Shame on such absurdity! said she, indignantly interrupting. A fine conclusion this narrow-minded, grovelling view of the world brings us to! If all that is not cognizable by sense is to be wiped out of existence, the all-embracing Power that presides over things is admitted by this same assertion not to be; once a man has been told about the non-material and invisible nature of the Deity, he must perforce with such a premise reckon it as absolutely non-existent. If, on the other hand, the absence of such characteristics in His case does not constitute any limitation of His existence, how can the Mind of man be squeezed out of existence along with this withdrawal one by one of each property of matter?

[1767] Remove comma after zetoumenou, in Paris Editt.

[1768] or vice versâ, i.e. the idea of badness by the negation of goodness. Krabinger appositely quotes a passage from Plotinus: "Who could picture to himself evil as a specific thing, appearing as it does only in the absence of each good?...it will be necessary for all who are to know what evil is to have a clear conception about good: since even in dealing with real species the better take precedence of the worse; and evil is not even a species, but rather a negation." Cf. Origen, In Johan. p. 66 A, pasa he kakia ouden estin, epei kai ouk on tunchanei. See also Gregory's Great Catechism, cap. v. and vii.

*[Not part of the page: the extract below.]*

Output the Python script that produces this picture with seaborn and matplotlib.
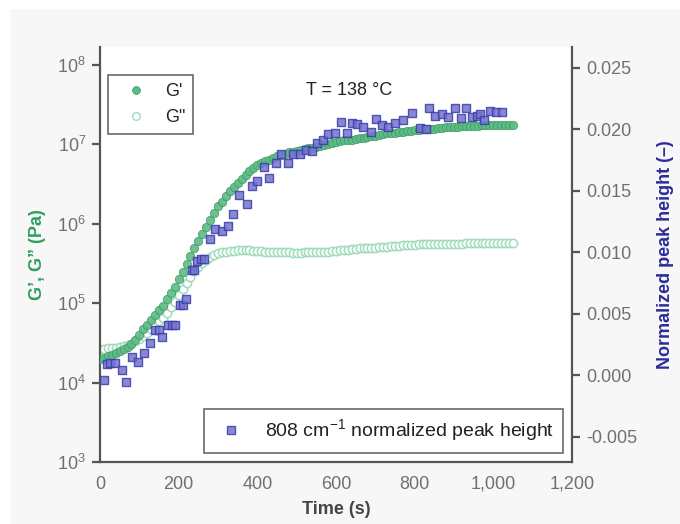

[1769] supposing, that is. This only repeats what was said above: "granted that the inquirer has had his doubts set at rest as to the existence of the thing." It is the reading of Krabinger (ei de ti), and the best. Sifanus follows the less supported reading oiden hoti, which is open to the further objection that it would be absurd to say, "when a man learns that A is not B he knows that it is something else." The reading of the Paris. Editt. ide is unintelligible.